Standards and frameworks that grade organisational risk maturity are useful but IT leaders need to exercise due care and attention says Tom Ascroft, CISO, Unit4.
Third-party assurance is now being mandated by incoming compliance regulations such as NIS2 and doing so has many obvious benefits as organisations grapple with the ever-shifting landscape of cybersecurity risks.
If resources are stretched in house, being able to turn to an external expert to assess risk maturity can be time saving, reassuring and a valuable way to derive an outside-in perspective.
But smart CIOs and CISOs need to put guardrails in place to get the most from their investments and to understand the true nature of risks in context.
What is third-party assurance?
Effectively, the new requirement is an attempt to ensure that the extent to which suppliers are implementing security controls to establish how safe they are for the user organisation.
Many readers will have seen the requirement in the context of standards and frameworks like ISO27001, which is widely deployed in Europe, NIST and is more popular in North America.
Both suggest that companies map their third-parties’ activities and digital supply chains to establish risks and vulnerabilities but, as we shall see, they are far from being universally used.
One reason why third-party assurance can be challenging comes at the very beginning of the process: it’s that organisations will inevitably have varying appetites for risk.
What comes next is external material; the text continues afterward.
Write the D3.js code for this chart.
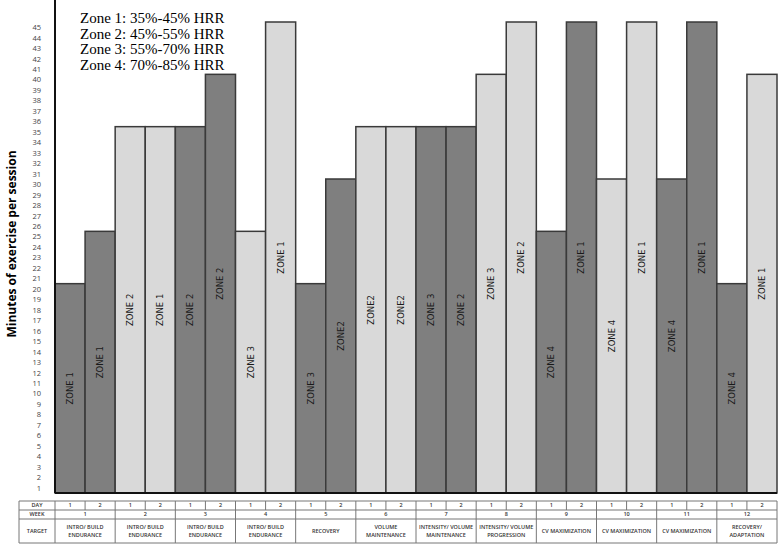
<!DOCTYPE html>
<html>
<head>
<meta charset="utf-8">
<title>Minutes of exercise per session</title>
<script src="https://d3js.org/d3.v7.min.js"></script>
<style>
  body { margin: 0; background: #fff; }
  svg { display: block; }
</style>
</head>
<body>
<div id="chart"></div>
<script>
// data, one entry per session (12 weeks x 2 days)
const weeks = [1, 1, 2, 2, 3, 3, 4, 4, 5, 5, 6, 6, 7, 7, 8, 8, 9, 9, 10, 10, 11, 11, 12, 12];
const days = [1, 2, 1, 2, 1, 2, 1, 2, 1, 2, 1, 2, 1, 2, 1, 2, 1, 2, 1, 2, 1, 2, 1, 2];
const minutes = [20, 25, 35, 35, 35, 40, 25, 45, 20, 30, 35, 35, 35, 35, 40, 45, 25, 45, 30, 45, 30, 45, 20, 40];
const zoneLabels = ["ZONE 1", "ZONE 1", "ZONE 2", "ZONE 1", "ZONE 2", "ZONE 2", "ZONE 3", "ZONE 1",
                    "ZONE 3", "ZONE2", "ZONE2", "ZONE2", "ZONE 3", "ZONE 2", "ZONE 3", "ZONE 2",
                    "ZONE 4", "ZONE 1", "ZONE 4", "ZONE 1", "ZONE 4", "ZONE 1", "ZONE 4", "ZONE 1"];
const shade = ["dark", "dark", "light", "light", "dark", "dark", "light", "light",
               "dark", "dark", "light", "light", "dark", "dark", "light", "light",
               "dark", "dark", "light", "light", "dark", "dark", "dark", "light"];
const weekTargets = [
  ["INTRO/ BUILD", "ENDURANCE"], ["INTRO/ BUILD", "ENDURANCE"], ["INTRO/ BUILD", "ENDURANCE"],
  ["INTRO/ BUILD", "ENDURANCE"], ["RECOVERY"], ["VOLUME", "MAINTENANCE"],
  ["INTENSITY/ VOLUME", "MAINTENANCE"], ["INTENSITY/ VOLUME", "PROGRESSION"],
  ["CV MAXIMIZATION"], ["CV MAXIMIZATION"], ["CV MAXIMIZATION"], ["RECOVERY/", "ADAPTATION"]
];
const legendLines = ["Zone 1: 35%-45% HRR", "Zone 2: 45%-55% HRR", "Zone 3: 55%-70% HRR", "Zone 4: 70%-85% HRR"];
const yTicks = d3.range(1, 46);

const W = 778, H = 544;
const plotLeft = 55, plotRight = 777, plotBase = 493, plotTop = 22;
const fills = { dark: "#7f7f7f", light: "#d9d9d9" };

const svg = d3.select("#chart").append("svg")
  .attr("width", W).attr("height", H);

const idx = d3.range(minutes.length);
const x = d3.scaleBand().domain(idx).range([plotLeft, plotRight]).padding(0);
const y = d3.scaleLinear().domain([0, 45]).range([plotBase, plotTop]);

// bars
svg.selectAll("rect.bar")
  .data(idx)
  .enter().append("rect")
  .attr("class", "bar")
  .attr("x", i => x(i))
  .attr("y", i => y(minutes[i]))
  .attr("width", x.bandwidth())
  .attr("height", i => y(0) - y(minutes[i]))
  .attr("fill", i => fills[shade[i]])
  .attr("stroke", "#3a3a3a")
  .attr("stroke-width", 1.5);

// zone labels inside bars
svg.selectAll("text.zone")
  .data(idx)
  .enter().append("text")
  .attr("class", "zone")
  .attr("transform", i => "translate(" + (x(i) + x.bandwidth() / 2) + "," + ((y(minutes[i]) + y(0)) / 2) + ") rotate(-90)")
  .attr("text-anchor", "middle")
  .attr("dy", "0.35em")
  .attr("font-family", "DejaVu Sans, sans-serif")
  .attr("font-size", "8.5px")
  .attr("fill", "#1a1a1a")
  .text(i => zoneLabels[i]);

// y axis: labels sit between the unit lines
const yAxis = d3.axisLeft(y)
  .tickValues(yTicks.map(k => k - 0.5))
  .tickFormat(v => Math.round(v + 0.5))
  .tickSize(0)
  .tickPadding(14);

const gy = svg.append("g")
  .attr("transform", "translate(" + plotLeft + ",0)")
  .call(yAxis);
gy.select(".domain").remove();
gy.selectAll("text")
  .attr("font-family", "Open Sans, sans-serif")
  .attr("font-size", "7.5px")
  .attr("fill", "#444");

svg.append("line")
  .attr("x1", plotLeft).attr("x2", plotLeft)
  .attr("y1", 0).attr("y2", plotBase)
  .attr("stroke", "#111").attr("stroke-width", 2);
svg.append("line")
  .attr("x1", plotLeft).attr("x2", plotRight)
  .attr("y1", plotBase).attr("y2", plotBase)
  .attr("stroke", "#111").attr("stroke-width", 2);

// axis title
svg.append("text")
  .attr("transform", "translate(12,244) rotate(-90)")
  .attr("text-anchor", "middle")
  .attr("dy", "0.35em")
  .attr("font-family", "Open Sans, sans-serif")
  .attr("font-weight", "bold")
  .attr("font-size", "12px")
  .attr("fill", "#000")
  .text("Minutes of exercise per session");

// legend
svg.selectAll("text.legend")
  .data(legendLines)
  .enter().append("text")
  .attr("class", "legend")
  .attr("x", 80)
  .attr("y", (d, i) => 23 + i * 15.5)
  .attr("font-family", "Liberation Serif, Times New Roman, serif")
  .attr("font-size", "15px")
  .attr("fill", "#000")
  .text(d => d);

// table below the chart
const tLeft = 19, tTop = 501, r1 = 510, r2 = 519, tBot = 543;
const tbl = svg.append("g");
const lineCol = "#777";
const cellFont = { family: "Open Sans, sans-serif", size: "5.5px" };

function hline(yy) {
  tbl.append("line").attr("x1", tLeft).attr("x2", plotRight).attr("y1", yy).attr("y2", yy)
    .attr("stroke", lineCol).attr("stroke-width", 1);
}
[tTop, r1, r2, tBot].forEach(hline);

// vertical lines: outer, header column, week borders, day dividers
tbl.append("line").attr("x1", tLeft).attr("x2", tLeft).attr("y1", tTop).attr("y2", tBot)
  .attr("stroke", lineCol);
idx.forEach(i => {
  const xx = x(i);
  const weekEdge = days[i] === 1;
  tbl.append("line").attr("x1", xx).attr("x2", xx)
    .attr("y1", tTop).attr("y2", weekEdge ? tBot : r1)
    .attr("stroke", lineCol);
});
tbl.append("line").attr("x1", plotRight).attr("x2", plotRight).attr("y1", tTop).attr("y2", tBot)
  .attr("stroke", lineCol);

function cellText(tx, ty, s) {
  tbl.append("text")
    .attr("x", tx).attr("y", ty)
    .attr("text-anchor", "middle")
    .attr("dy", "0.35em")
    .attr("font-family", cellFont.family)
    .attr("font-size", cellFont.size)
    .attr("font-weight", "600")
    .attr("fill", "#333")
    .text(s);
}

const hx = (tLeft + plotLeft) / 2;
cellText(hx, (tTop + r1) / 2, "DAY");
cellText(hx, (r1 + r2) / 2, "WEEK");
cellText(hx, (r2 + tBot) / 2, "TARGET");

idx.forEach(i => cellText(x(i) + x.bandwidth() / 2, (tTop + r1) / 2, days[i]));

weekTargets.forEach((t, w) => {
  const cx = x(w * 2) + x.bandwidth();
  cellText(cx, (r1 + r2) / 2, weeks[w * 2]);
  const mid = (r2 + tBot) / 2;
  if (t.length === 1) {
    cellText(cx, mid, t[0]);
  } else {
    cellText(cx, mid - 3.8, t[0]);
    cellText(cx, mid + 3.8, t[1]);
  }
});
</script>
</body>
</html>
Heavily regulated sectors such as finance, pharmaceuticals and those that manage sensitive user data will tend to be significantly more risk-averse than others and a third-party may see things differently, so a set of rules or judgments can’t apply to all.
Another issue is that many organisations simply don’t have a formal policy or statement on their risk tolerance.
Without such a statement it is close to impossible to apply logical thinking about where to invest in risk management and how much time, attention, staffing and budget should be deployed.
Other issues are that organisations are often complex phenomena, so understanding security risk cannot be a holistic, one-size-fits-all affair.
Departments or zones within the organisation will often have very different risk tolerances.
Even for those that have addressed risk tolerance diligently and documented their thinking, there are challenges.
Many IT security leaders will use standard questionnaires as templates to assess their maturity: the Cloud Alliance Security Consensus Assessment Initiative Questionnaire (CAIQ) has risen in popularity with cloud apps and platforms, for example, and can be a useful lever.
However, it depends on binary responses and their level of understanding towards risk and maturity, which demands reasoned contextual responses – which many third-parties will not provide.
Again, not all assessments are of the same value.
Querying a supplier of a commodity tool that doesn’t go near personal information, or regulated information may not be necessary, so it’s sensible to consider how much value a supplier brings to the organisation and calibrate the value/risk ratio accordingly.
The A/B, Yes/No questionnaire model can lead to some odd consequences.
For example, role-based access control is undoubtedly a valuable aspect of security, but some scorecards will reward vendors that have dozens of potential roles listed even though for many software programs having so many options would be unnecessary.
So, these can be useful tools to analyse issues, but they are far from foolproof.
Understanding risk isn’t easy.
Often the IT leader needs to do some detective work, inferring potential risks rather than relying on a generic number or grade rating.
Smart CIOs and CISOs need to stay on top of the latest intelligence and risks, read relevant reports, understand the data regulatory landscape and ask germane questions of their suppliers on many areas such as data loss prevention, access control, etc.
But be realistic: most software companies will only have so much time to help so seek out publicly available information from websites and only ask questions that are relevant and germane.
Ultimately, no organisation is perfectly secure. Business is a risky business and a real belt-and-braces approach seeking minimal risk would lead to very limited scope for creativity and innovation.
To defend themselves, IT leaders and their cohorts need to retain a range of options from scanning the threatscape for changing attack vectors, predicting the impacts of internal or market changes, sharing knowledge with peers, maintaining a working knowledge of the regulatory landscape, communicating risks to employees and pursuing red-team and penetration testing simulations of attacks.
Third-party assurance is useful, but it needs to be associated with an understanding first of what risk profile the organisation has and, second, with antennae fully alert to the limitations of likely responses.
As the professional membership group ISACA has noted: “To maintain appropriate control over suppliers, it is important to test suppliers. The more that is done to mitigate risk, the less likely risk will arise.”
So, have a risk appetite statement and review it regularly, establish what is important to your organisation, understand the level of information you need from third parties and match the level of dependence on the supplier to the depth of knowledge you need.